> STATED PROBLEM:
Provide the data again in its entirety, exactly as given.

> AVAILABLE DATA:
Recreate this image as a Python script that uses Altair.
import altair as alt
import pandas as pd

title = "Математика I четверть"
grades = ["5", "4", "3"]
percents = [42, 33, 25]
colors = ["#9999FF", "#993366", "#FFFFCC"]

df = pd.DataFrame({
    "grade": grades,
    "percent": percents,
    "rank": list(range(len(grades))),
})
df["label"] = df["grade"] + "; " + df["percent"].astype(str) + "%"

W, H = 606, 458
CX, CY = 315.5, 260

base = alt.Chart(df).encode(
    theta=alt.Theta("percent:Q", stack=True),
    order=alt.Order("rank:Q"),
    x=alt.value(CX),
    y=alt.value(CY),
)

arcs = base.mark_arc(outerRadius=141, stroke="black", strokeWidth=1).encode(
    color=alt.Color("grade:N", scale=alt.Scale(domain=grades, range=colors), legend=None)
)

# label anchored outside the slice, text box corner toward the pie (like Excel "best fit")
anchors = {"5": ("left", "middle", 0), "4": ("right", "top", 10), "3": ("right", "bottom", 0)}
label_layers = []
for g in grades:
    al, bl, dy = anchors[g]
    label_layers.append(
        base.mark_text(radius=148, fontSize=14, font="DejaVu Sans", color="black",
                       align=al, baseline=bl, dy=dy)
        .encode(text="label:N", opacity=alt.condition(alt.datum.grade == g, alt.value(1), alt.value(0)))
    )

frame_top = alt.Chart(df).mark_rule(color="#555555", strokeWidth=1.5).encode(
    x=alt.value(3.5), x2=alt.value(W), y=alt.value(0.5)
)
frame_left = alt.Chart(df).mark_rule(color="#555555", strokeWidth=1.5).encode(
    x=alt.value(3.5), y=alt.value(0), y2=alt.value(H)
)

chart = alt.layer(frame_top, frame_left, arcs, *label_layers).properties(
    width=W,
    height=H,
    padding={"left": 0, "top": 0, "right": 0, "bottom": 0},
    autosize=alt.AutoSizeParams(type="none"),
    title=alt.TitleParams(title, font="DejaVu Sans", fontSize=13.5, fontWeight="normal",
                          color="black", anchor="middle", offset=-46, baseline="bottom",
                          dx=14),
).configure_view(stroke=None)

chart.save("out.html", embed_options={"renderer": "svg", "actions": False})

> REPLY TO THE TASK:
Recreate this image as a Python script that uses Altair.
import altair as alt
import pandas as pd

title = "Математика I четверть"
grades = ["5", "4", "3"]
percents = [42, 33, 25]
colors = ["#9999FF", "#993366", "#FFFFCC"]

df = pd.DataFrame({
    "grade": grades,
    "percent": percents,
    "rank": list(range(len(grades))),
})
df["label"] = df["grade"] + "; " + df["percent"].astype(str) + "%"

W, H = 606, 458
CX, CY = 315.5, 260

base = alt.Chart(df).encode(
    theta=alt.Theta("percent:Q", stack=True),
    order=alt.Order("rank:Q"),
    x=alt.value(CX),
    y=alt.value(CY),
)

arcs = base.mark_arc(outerRadius=141, stroke="black", strokeWidth=1).encode(
    color=alt.Color("grade:N", scale=alt.Scale(domain=grades, range=colors), legend=None)
)

# label anchored outside the slice, text box corner toward the pie (like Excel "best fit")
anchors = {"5": ("left", "middle", 0), "4": ("right", "top", 10), "3": ("right", "bottom", 0)}
label_layers = []
for g in grades:
    al, bl, dy = anchors[g]
    label_layers.append(
        base.mark_text(radius=148, fontSize=14, font="DejaVu Sans", color="black",
                       align=al, baseline=bl, dy=dy)
        .encode(text="label:N", opacity=alt.condition(alt.datum.grade == g, alt.value(1), alt.value(0)))
    )

frame_top = alt.Chart(df).mark_rule(color="#555555", strokeWidth=1.5).encode(
    x=alt.value(3.5), x2=alt.value(W), y=alt.value(0.5)
)
frame_left = alt.Chart(df).mark_rule(color="#555555", strokeWidth=1.5).encode(
    x=alt.value(3.5), y=alt.value(0), y2=alt.value(H)
)

chart = alt.layer(frame_top, frame_left, arcs, *label_layers).properties(
    width=W,
    height=H,
    padding={"left": 0, "top": 0, "right": 0, "bottom": 0},
    autosize=alt.AutoSizeParams(type="none"),
    title=alt.TitleParams(title, font="DejaVu Sans", fontSize=13.5, fontWeight="normal",
                          color="black", anchor="middle", offset=-46, baseline="bottom",
                          dx=14),
).configure_view(stroke=None)

chart.save("out.html", embed_options={"renderer": "svg", "actions": False})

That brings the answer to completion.